What people who stutter wish you knew

You don’t stutter? Learn a thing or two and foster awareness.


No two people who stutter are alike. When talking to someone who stutters, use compassion and common sense – would you like to always get random advice from others that make you feel inferior?

In life, you are bound to meet one, if not many, people who stutter. If you think “I actually have never encountered someone who stutters”, chances are that you have, and did not realize it (given that 1% of the entire population stutters). If you were aware of the person’s stuttering, how did you react? Did you feel uncomfortable or think you might have done something wrong?

Multiple organizations, blogs, and individuals have written about these encounters.
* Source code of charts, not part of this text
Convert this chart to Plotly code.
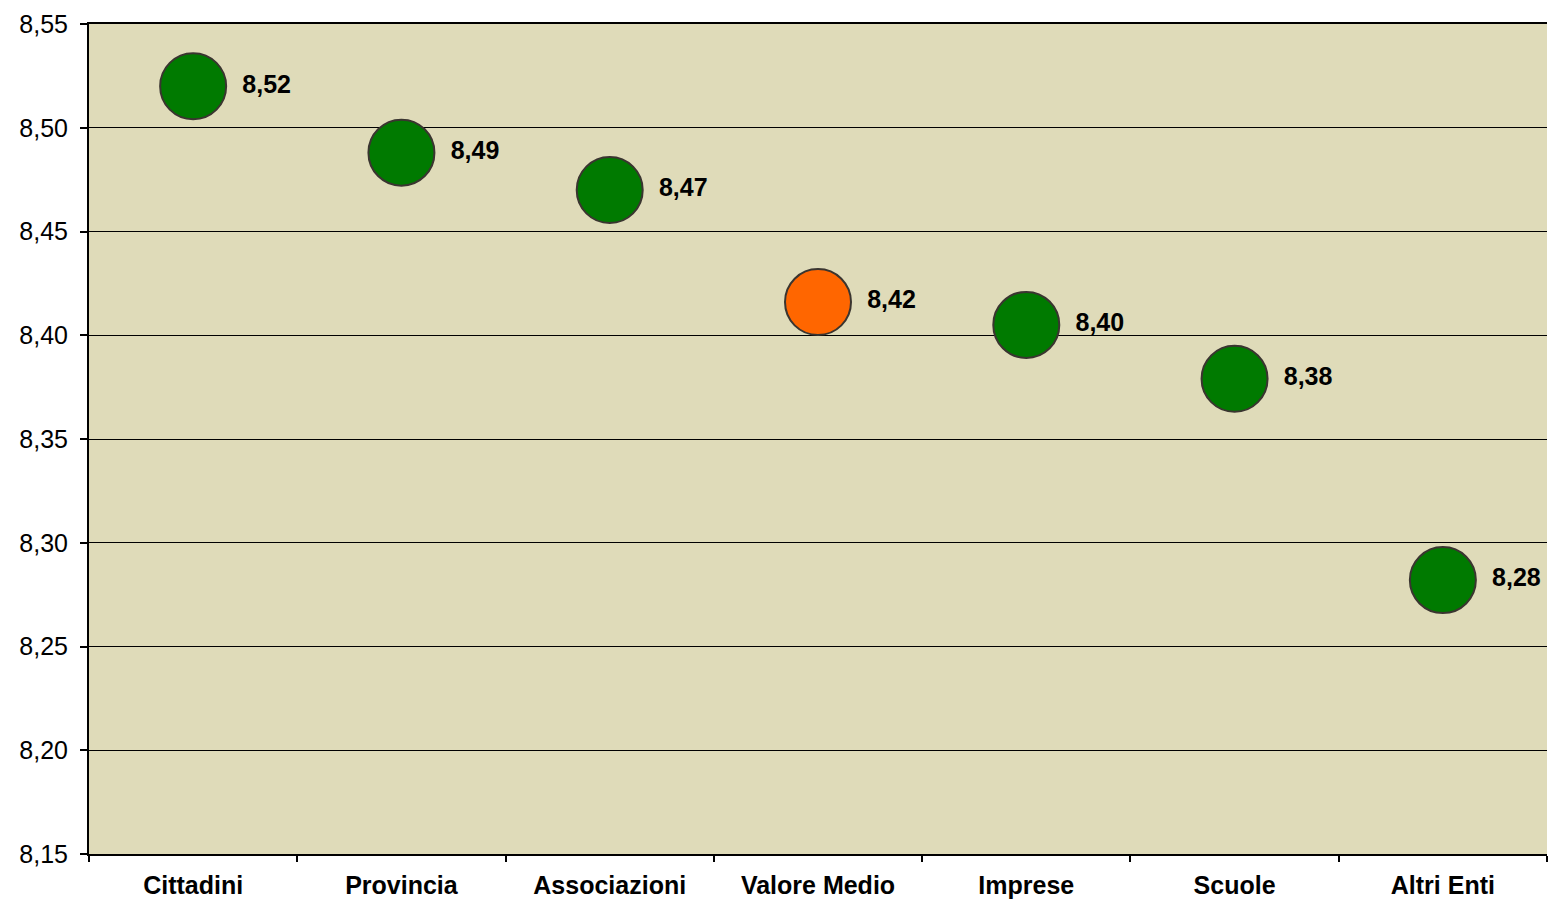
import plotly.graph_objects as go

categories = ["Cittadini", "Provincia", "Associazioni", "Valore Medio", "Imprese", "Scuole", "Altri Enti"]
scores = [8.520, 8.488, 8.470, 8.416, 8.405, 8.379, 8.282]
colors = ["#007A00", "#007A00", "#007A00", "#FF6600", "#007A00", "#007A00", "#007A00"]

y_ticks = [8.15, 8.20, 8.25, 8.30, 8.35, 8.40, 8.45, 8.50, 8.55]

FONT = "Liberation Sans, Arial, sans-serif"

fig = go.Figure(
    go.Scatter(
        x=categories,
        y=scores,
        mode="markers+text",
        marker=dict(size=66, color=colors, line=dict(color="#3A3530", width=2)),
        text=["&nbsp;<b>" + f"{v:.2f}".replace(".", ",") + "</b>" for v in scores],
        textposition="middle right",
        textfont=dict(family=FONT, size=25, color="#000000"),
        cliponaxis=False,
        hoverinfo="x+y",
    )
)

fig.update_layout(
    width=1549,
    height=901,
    margin=dict(l=89, r=2, t=24, b=47),
    paper_bgcolor="#FFFFFF",
    plot_bgcolor="#DFDBB9",
    showlegend=False,
    separators=",.",
    font=dict(family=FONT, color="#000000"),
)

fig.update_xaxes(
    type="category",
    range=[-0.5, len(categories) - 0.5],
    tickson="boundaries",
    ticks="outside",
    ticklen=6,
    tickwidth=2,
    tickcolor="#000000",
    ticklabelstandoff=8,
    showgrid=False,
    showline=True,
    linecolor="#000000",
    linewidth=2,
    mirror=True,
    tickfont=dict(family=FONT, size=25, color="#000000"),
    tickprefix="<b>",
    ticksuffix="</b>",
)

fig.update_yaxes(
    range=[8.15, 8.55],
    tickvals=y_ticks,
    tickformat=".2f",
    ticks="outside",
    ticklen=7,
    tickwidth=2,
    tickcolor="#000000",
    ticklabelstandoff=7,
    showgrid=True,
    gridcolor="#000000",
    gridwidth=1,
    showline=True,
    linecolor="#000000",
    linewidth=2,
    zeroline=False,
    tickfont=dict(family=FONT, size=25, color="#000000"),
)

fig.write_html("out.html")
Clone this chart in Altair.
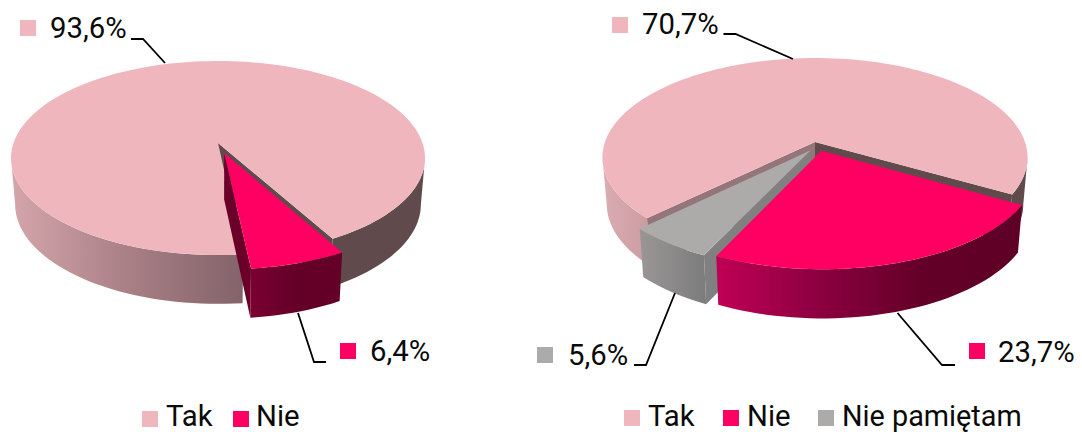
import math
import altair as alt
import pandas as pd

# ---- values ----
categories_left = ["Nie", "Tak"]
shares_left = [6.4, 93.6]
categories_right = ["Nie", "Nie pamiętam", "Tak"]
shares_right = [23.7, 5.6, 70.7]
legend_left = ["Tak", "Nie"]
legend_right = ["Tak", "Nie", "Nie pamiętam"]

PINK, RED, GREY = "#f0b6be", "#ff0062", "#adaaaa"
FONT = "Roboto"
K = 0.155          # perspective of the pie's top face
DEPTH, SHRINK, SHRINK_Y = 46, 0.98, 1.025
WIDE = math.degrees(math.acos(-K))  # clockwise-from-top angle of the silhouette

X_SCALE = alt.Scale(domain=[8, 1074], nice=False, zero=False)
Y_SCALE = alt.Scale(domain=[8, 432], reverse=True, nice=False, zero=False)


class Pie:
    def __init__(self, cx, cy, S, a):
        self.cx, self.cy, self.S, self.a = cx, cy, S, a

    def top(self, ang, r=1.0, du=0.0, dv=0.0):
        t = math.radians(ang)
        u, v = r * math.sin(t) + du, -r * math.cos(t) + dv
        w = 1 - K * v
        return self.cx + self.S * u / w, self.cy + self.a * v / w

    def bot(self, ang, r=1.0, du=0.0, dv=0.0):
        x, y = self.top(ang, r, du, dv)
        return self.cx + (x - self.cx) * SHRINK, self.cy + (y - self.cy) * SHRINK_Y + DEPTH

    def arc(self, a0, a1, fn, du=0.0, dv=0.0):
        n = max(2, int(abs(a1 - a0) / 2) + 1)
        return [fn(a0 + (a1 - a0) * i / (n - 1), 1.0, du, dv) for i in range(n)]

    def sector(self, a0, a1, du=0.0, dv=0.0):
        return [self.top(0, 0, du, dv)] + self.arc(a0, a1, self.top, du, dv)

    def wall(self, a0, a1, du=0.0, dv=0.0):
        return self.arc(a0, a1, self.top, du, dv) + self.arc(a1, a0, self.bot, du, dv)

    def radial(self, ang, du=0.0, dv=0.0):
        return [self.top(0, 0, du, dv), self.top(ang, 1, du, dv),
                self.bot(ang, 1, du, dv), self.bot(0, 0, du, dv)]


def grad(*stops):
    n = len(stops) - 1
    return alt.Gradient(gradient="linear", x1=0, x2=1, y1=0, y2=0,
                        stops=[alt.GradientStop(offset=i / n, color=c) for i, c in enumerate(stops)])


def poly(pts, fill):
    df = pd.DataFrame({"x": [p[0] for p in pts], "y": [p[1] for p in pts], "o": range(len(pts))})
    return alt.Chart(df).mark_line(fill=fill, strokeWidth=0, interpolate="linear").encode(
        x=alt.X("x:Q", scale=X_SCALE, axis=None),
        y=alt.Y("y:Q", scale=Y_SCALE, axis=None),
        order=alt.Order("o:Q"),
    )


def leader(pts):
    df = pd.DataFrame({"x": [p[0] for p in pts], "y": [p[1] for p in pts], "o": range(len(pts))})
    return alt.Chart(df).mark_line(color="#000000", strokeWidth=1.8).encode(
        x=alt.X("x:Q", scale=X_SCALE, axis=None),
        y=alt.Y("y:Q", scale=Y_SCALE, axis=None),
        order=alt.Order("o:Q"),
    )


def texts(rows, size=29.3):
    df = pd.DataFrame(rows, columns=["x", "y", "t"])
    return alt.Chart(df).mark_text(align="left", baseline="alphabetic", font=FONT, fontSize=size,
                                   color="#0a0a0a").encode(
        x=alt.X("x:Q", scale=X_SCALE, axis=None),
        y=alt.Y("y:Q", scale=Y_SCALE, axis=None),
        text="t:N",
    )


def squares(rows):
    df = pd.DataFrame(rows, columns=["x", "y", "c"])
    return alt.Chart(df).mark_square(size=256, opacity=1, filled=True).encode(
        x=alt.X("x:Q", scale=X_SCALE, axis=None),
        y=alt.Y("y:Q", scale=Y_SCALE, axis=None),
        color=alt.Color("c:N", scale=None, legend=None),
    )


def pct(v):
    return f"{v:.1f}%".replace(".", ",")


layers = []

# ---- left pie ----
L = Pie(218, 143, 204.5, 94.7)
a0 = 151.0
a1 = a0 + shares_left[0] * 3.6
DL = (0.03, 0.105)
layers += [
    poly(L.wall(WIDE, a0), "#604a4b"),
    poly(L.wall(a1, 360 - WIDE + 0), grad("#d4a6ab", "#a98086", "#83636a")),
    poly(L.radial(a0), "#604a4b"),
    poly(L.sector(a1, a0 + 360), PINK),
    poly(L.radial(a1, *DL), "#6a0029"),
    poly(L.wall(a0, a1, *DL), grad("#7a0031", "#640028", "#640028")),
    poly(L.sector(a0, a1, *DL), RED),
]

# ---- right pie ----
R = Pie(815, 142, 210, 97)
b0 = 120.0
b1 = b0 + shares_right[0] * 3.6
b2 = b1 + shares_right[1] * 3.6
DN = (0.03, 0.09)
DG = (-0.02, 0.085)
layers += [
    poly(R.wall(WIDE, b0), "#604a4b"),
    poly(R.wall(b2, 360 - WIDE), grad("#dbadb3", "#c99ca2")),
    poly(R.radial(b0), "#604a4b"),
    poly(R.radial(b2), "#93757a"),
    poly(R.sector(b2, b0 + 360), PINK),
    poly(R.radial(b1, *DG), "#808080"),
    poly(R.wall(b1, b2, *DG), grad("#9a9696", "#7c7c7c")),
    poly(R.sector(b1, b2, *DG), GREY),
    poly(R.wall(b0, b1, *DN), grad("#c00055", "#8c0040", "#640028", "#5e0026")),
    poly(R.sector(b0, b1, *DN), RED),
]

# ---- leaders ----
layers += [
    leader([(131, 39), (143, 39), (165, 63)]),
    leader([(298, 313), (314, 362), (326, 362)]),
    leader([(723.5, 34), (735.5, 34), (793, 59)]),
    leader([(634, 365), (646, 365), (675, 293)]),
    leader([(897.5, 313), (942, 365), (955, 365)]),
]

# ---- squares and texts ----
layers.append(squares([
    (28, 28, PINK), (348, 351, RED), (150, 419, PINK), (241, 419, RED),
    (620, 25, PINK), (545, 355, GREY), (977, 351, RED),
    (632, 418, PINK), (731, 418, RED), (826, 418, GREY),
]))
layers.append(texts([
    (50, 38, pct(shares_left[1])), (370, 361, pct(shares_left[0])),
    (166, 425.5, legend_left[0]), (256, 425.5, legend_left[1]),
    (642, 34, pct(shares_right[2])), (568, 365, pct(shares_right[1])), (998, 362, pct(shares_right[0])),
    (648, 425.5, legend_right[0]), (747, 425.5, legend_right[1]),
]))
layers.append(texts([(842, 425.5, legend_right[2])], size=28.8))

chart = alt.layer(*layers).properties(
    width=1066, height=424, padding=0,
    autosize=alt.AutoSizeParams(type="none"),
    background="#ffffff",
).configure_view(stroke=None)

chart.save("out.html", embed_options={"renderer": "svg", "actions": False})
We have collected some statements and general tips about conversing with and supporting people who stutter. As a general rule however, always keep in mind that you are talking to a “normal”, sensitive, smart person – a person that is not defined by his/her stutter, but rather their individual characteristics. 

  • “Slow down” and “Take a deep breath” are not useful advice. These techniques do not help the person who stutters and could even increase the severity of their stutter. Not to mention that giving advice on a topic you are not familiar with is not okay, unless you are an actual expert.  
  • Don’t finish sentences, be patient. Chances are that you are finishing their sentence incorrectly anyway, which causes the person who stutters to have to start all over again to express their own thoughts. 
  • “Please stop trying to guess what word we’re trying to say”. This aligns with the part above regarding finishing sentences. Let the individual speak for themselves. 
  • It can be helpful to slow down your own speech during conversations, and not bombard the person with too many questions all at once. 
  • Let the person know by your manner and body language that you are listening to what he or she says — not how they say it. Use active listening skills, just like you would with any other speaker (nodding while they speak, keeping eye contact until you know they are done speaking, responding to statements with facial expressions).  
  • Be an advocate and help the individual educate the people in his/her speaking environments. For example: supporting them if they are dealing with bullies, helping their coworkers understand, and/or being open about their stuttering in social situations.

Read these stories and broaden your horizon:

A young boy at school:
It bothers me when peers walk away while I am stuttering, because I wanted to talk to them but didn’t have the chance.  

Note: Sometimes blockages can be in the form of prolonged silence. Do not mistake this for the person having nothing to say.

A stuttering experience in a coffee shop:
While ordering, I began to stutter on the word “iced”. This led the barista to think I was being funny, and she proceeded to mimic my stutter. Now, I just order a hot coffee every morning, because I simply do not want to say the word “iced”.